Whose house is this?

 

by David Philippart

 

Whose house is the church building, God’s or ours? The answer is yes! Both!

 

Our church is God’s house because it is the house of the body of Christ, the church. We cannot contain God. We cannot imprison God in some structure made of human hands. But when we who are made holy by baptism, confirmation and Eucharist gather together, then God chooses to live here in this place, among us. When we who are God’s church gather together, with our bishop (or his delegate, the priest) and the deacon, around our book (on its stand), at our font (and its water), and especially around the Lord’s altar (which is a dining table set in the shadow of the cross), God chooses to dwell here, too.

 

The God who wove the night time sky and buttoned it with stars, the God for whom the Rocky Mountains are naught but a bit of mud squished between divine toes, and for whom the oceans are but puddles—this God does not need a temple. But the people whom this God loves from before time began do need a place to gather, and to remember in sacred rites that the church is made of flesh and blood before it is made of brick and board.  Our church building is that place!  So it should be simply beautiful, and we should care lovingly for it. It isn’t any old meeting hall. It isn’t any old living room. It isn’t a museum or a classroom, either.
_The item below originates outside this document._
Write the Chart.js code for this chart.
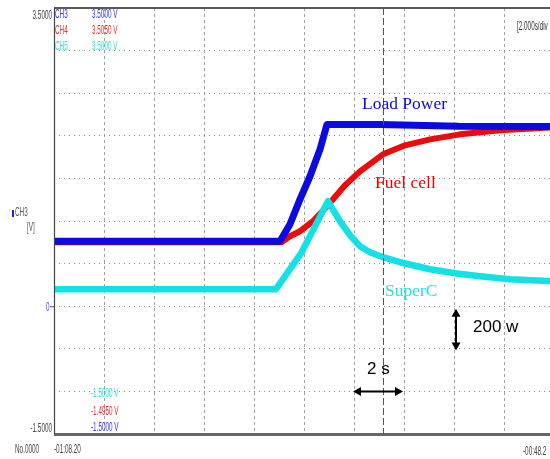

It is a holy place, a holy land right here in our neighborhood where the body of Christ is joined, where the voice of Christ rings out, where the sacrifice of Christ if offered and shared.

 

It is good to show reverence in and to the church building. But reverence is not ignoring one’s neighbor as a distraction. Reverence is the wonder that we experience and the love that we show when we realize that each one of those here gathered around the Lord’s altar is a living stone that builds a spiritual house, and it is here that God truly lives among us.